Pictures stay out. Extract the lines below from the first one through the line with "from matplotlib.ticker import", both included.

* [Stored data]
^^^^^^^^^^^^^^^^

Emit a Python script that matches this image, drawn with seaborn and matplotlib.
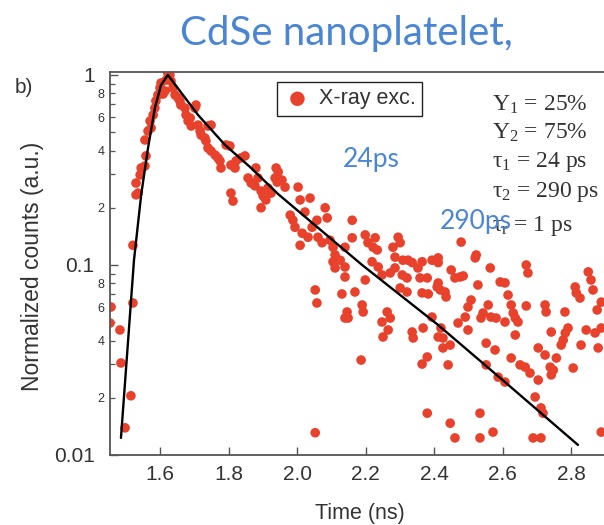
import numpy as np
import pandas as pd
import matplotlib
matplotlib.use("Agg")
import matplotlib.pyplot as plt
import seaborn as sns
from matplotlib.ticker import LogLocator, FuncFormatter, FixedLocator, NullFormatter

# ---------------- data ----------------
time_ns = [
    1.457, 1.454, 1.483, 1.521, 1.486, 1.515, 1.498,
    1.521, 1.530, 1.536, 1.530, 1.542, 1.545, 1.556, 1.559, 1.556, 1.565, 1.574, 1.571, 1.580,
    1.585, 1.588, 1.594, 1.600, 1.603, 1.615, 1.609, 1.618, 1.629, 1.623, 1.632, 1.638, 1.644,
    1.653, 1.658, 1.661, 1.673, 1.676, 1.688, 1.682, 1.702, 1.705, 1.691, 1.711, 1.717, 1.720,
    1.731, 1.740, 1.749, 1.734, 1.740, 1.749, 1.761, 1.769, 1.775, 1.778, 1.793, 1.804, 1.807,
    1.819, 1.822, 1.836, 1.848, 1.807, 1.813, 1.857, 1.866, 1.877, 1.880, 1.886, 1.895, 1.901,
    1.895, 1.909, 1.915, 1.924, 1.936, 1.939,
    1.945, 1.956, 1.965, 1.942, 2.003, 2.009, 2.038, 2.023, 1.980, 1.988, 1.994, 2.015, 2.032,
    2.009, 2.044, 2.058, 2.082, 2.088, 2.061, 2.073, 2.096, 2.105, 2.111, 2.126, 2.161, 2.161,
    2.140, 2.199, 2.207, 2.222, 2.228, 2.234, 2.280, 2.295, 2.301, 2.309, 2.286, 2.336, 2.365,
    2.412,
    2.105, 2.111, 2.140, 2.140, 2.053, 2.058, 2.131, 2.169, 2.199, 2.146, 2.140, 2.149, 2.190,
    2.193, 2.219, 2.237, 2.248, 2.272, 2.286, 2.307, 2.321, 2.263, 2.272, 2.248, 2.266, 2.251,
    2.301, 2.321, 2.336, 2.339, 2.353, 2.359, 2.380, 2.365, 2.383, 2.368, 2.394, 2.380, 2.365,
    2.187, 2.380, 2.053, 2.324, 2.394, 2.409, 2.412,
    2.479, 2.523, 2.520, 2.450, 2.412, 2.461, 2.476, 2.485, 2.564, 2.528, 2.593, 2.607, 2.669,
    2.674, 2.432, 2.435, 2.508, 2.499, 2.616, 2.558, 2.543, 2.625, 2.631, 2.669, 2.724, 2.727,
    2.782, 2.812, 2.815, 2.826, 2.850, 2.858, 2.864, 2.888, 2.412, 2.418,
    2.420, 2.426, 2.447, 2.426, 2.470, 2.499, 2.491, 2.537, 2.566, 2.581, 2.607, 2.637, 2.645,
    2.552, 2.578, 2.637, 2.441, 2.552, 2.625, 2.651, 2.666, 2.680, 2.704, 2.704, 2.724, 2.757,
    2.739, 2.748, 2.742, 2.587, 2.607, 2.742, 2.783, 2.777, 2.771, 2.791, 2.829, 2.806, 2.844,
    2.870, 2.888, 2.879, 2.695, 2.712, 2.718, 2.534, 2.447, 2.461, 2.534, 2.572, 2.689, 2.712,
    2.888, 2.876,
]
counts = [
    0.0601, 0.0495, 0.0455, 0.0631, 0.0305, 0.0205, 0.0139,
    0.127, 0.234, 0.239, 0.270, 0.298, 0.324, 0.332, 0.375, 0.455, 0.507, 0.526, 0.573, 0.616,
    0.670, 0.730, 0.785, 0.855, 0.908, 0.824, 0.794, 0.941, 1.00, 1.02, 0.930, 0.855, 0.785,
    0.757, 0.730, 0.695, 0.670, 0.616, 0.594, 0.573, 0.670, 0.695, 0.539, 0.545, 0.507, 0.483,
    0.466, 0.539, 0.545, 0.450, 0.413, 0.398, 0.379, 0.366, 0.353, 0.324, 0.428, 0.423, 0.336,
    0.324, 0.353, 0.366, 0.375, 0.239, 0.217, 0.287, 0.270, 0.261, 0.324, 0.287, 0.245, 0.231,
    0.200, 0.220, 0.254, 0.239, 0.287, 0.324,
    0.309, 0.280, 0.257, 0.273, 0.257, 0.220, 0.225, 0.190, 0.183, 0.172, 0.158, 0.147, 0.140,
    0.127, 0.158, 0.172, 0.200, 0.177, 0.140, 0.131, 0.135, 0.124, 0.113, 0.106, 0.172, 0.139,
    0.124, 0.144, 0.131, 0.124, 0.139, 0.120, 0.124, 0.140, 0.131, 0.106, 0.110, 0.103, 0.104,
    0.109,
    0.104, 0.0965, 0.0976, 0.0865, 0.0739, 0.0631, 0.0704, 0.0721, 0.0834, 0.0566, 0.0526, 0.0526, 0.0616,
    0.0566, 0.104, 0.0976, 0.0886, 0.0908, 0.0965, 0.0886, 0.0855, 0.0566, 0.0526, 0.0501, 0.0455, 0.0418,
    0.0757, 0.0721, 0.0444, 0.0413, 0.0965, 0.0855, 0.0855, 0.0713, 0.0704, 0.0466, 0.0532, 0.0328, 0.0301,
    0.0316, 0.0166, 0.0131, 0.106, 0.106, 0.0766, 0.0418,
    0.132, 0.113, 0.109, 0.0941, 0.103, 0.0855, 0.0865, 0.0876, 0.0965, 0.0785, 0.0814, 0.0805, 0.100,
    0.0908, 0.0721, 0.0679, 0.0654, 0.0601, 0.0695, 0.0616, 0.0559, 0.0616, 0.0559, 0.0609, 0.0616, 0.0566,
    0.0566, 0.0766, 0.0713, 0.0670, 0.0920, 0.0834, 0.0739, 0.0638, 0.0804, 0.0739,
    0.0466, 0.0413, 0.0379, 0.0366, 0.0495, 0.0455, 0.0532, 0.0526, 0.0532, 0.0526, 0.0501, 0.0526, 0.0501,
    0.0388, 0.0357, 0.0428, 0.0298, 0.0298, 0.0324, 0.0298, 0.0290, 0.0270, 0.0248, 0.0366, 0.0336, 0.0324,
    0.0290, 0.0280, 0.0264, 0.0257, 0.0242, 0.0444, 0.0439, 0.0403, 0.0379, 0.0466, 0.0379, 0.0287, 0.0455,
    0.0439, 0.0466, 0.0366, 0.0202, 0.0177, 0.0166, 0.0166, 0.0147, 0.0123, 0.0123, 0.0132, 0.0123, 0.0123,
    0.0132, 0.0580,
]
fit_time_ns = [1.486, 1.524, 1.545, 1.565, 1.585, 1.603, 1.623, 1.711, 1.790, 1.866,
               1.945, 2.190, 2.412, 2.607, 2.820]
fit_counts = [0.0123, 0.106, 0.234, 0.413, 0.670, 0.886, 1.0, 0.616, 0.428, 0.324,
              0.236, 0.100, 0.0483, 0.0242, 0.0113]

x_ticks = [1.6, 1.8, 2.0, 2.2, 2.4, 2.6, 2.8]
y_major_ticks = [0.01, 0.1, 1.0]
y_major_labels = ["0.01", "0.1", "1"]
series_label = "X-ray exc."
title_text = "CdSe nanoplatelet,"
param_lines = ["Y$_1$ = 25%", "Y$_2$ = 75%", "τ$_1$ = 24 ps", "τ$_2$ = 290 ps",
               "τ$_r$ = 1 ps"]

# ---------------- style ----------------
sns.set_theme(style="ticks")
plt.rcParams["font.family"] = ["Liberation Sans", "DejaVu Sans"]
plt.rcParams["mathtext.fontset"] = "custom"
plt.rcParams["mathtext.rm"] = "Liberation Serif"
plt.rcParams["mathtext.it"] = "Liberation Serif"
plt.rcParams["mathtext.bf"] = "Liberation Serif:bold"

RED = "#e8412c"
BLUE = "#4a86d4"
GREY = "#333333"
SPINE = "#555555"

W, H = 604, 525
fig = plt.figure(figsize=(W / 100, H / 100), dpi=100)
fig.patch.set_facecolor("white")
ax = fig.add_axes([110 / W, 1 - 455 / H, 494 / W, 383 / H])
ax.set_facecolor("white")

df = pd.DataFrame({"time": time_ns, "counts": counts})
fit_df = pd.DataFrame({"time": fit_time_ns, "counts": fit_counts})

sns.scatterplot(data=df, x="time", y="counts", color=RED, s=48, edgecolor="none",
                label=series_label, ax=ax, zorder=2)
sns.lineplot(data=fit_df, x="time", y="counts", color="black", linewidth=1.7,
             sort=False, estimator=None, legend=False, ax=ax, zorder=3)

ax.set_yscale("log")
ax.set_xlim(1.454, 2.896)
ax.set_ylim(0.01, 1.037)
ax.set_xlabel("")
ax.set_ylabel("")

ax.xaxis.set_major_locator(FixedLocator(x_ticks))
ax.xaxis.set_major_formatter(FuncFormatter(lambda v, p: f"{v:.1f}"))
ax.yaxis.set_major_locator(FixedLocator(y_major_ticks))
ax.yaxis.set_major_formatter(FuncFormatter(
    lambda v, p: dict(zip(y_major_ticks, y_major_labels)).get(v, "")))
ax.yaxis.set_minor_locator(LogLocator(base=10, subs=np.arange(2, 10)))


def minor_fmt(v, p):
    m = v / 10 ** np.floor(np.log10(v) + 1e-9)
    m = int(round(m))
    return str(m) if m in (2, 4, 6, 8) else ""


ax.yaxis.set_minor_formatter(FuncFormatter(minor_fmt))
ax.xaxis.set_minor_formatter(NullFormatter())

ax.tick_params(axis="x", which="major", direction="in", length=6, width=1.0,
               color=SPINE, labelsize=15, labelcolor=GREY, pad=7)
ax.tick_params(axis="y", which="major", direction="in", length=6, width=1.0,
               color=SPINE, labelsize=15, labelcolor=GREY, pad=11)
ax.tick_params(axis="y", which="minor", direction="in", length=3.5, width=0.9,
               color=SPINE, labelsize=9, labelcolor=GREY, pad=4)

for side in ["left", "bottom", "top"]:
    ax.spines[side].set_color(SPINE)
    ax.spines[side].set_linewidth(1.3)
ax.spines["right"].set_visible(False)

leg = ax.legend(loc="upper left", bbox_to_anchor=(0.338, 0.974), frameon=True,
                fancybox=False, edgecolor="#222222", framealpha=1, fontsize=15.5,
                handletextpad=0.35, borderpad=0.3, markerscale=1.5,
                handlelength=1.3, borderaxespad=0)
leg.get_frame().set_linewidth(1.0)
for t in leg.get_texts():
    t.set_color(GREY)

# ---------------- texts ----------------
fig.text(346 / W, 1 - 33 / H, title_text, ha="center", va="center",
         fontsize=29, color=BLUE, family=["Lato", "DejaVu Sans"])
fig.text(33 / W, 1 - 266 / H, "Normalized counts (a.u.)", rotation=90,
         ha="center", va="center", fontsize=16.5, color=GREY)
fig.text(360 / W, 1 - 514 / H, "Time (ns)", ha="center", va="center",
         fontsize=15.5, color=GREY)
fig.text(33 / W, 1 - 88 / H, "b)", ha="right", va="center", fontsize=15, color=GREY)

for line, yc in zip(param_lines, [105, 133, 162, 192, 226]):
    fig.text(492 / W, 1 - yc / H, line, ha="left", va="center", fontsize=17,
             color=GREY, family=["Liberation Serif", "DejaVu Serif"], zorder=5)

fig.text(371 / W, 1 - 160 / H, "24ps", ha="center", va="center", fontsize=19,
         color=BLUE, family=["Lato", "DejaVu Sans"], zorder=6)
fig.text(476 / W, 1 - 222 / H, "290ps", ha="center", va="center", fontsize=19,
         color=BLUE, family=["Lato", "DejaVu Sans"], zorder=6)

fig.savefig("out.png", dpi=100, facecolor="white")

^^^^^^^^^^^^^^^^

* [Solution for this problem]
Emit a Python script that matches this image, drawn with seaborn and matplotlib.
import numpy as np
import pandas as pd
import matplotlib
matplotlib.use("Agg")
import matplotlib.pyplot as plt
import seaborn as sns
from matplotlib.ticker import LogLocator, FuncFormatter, FixedLocator, NullFormatter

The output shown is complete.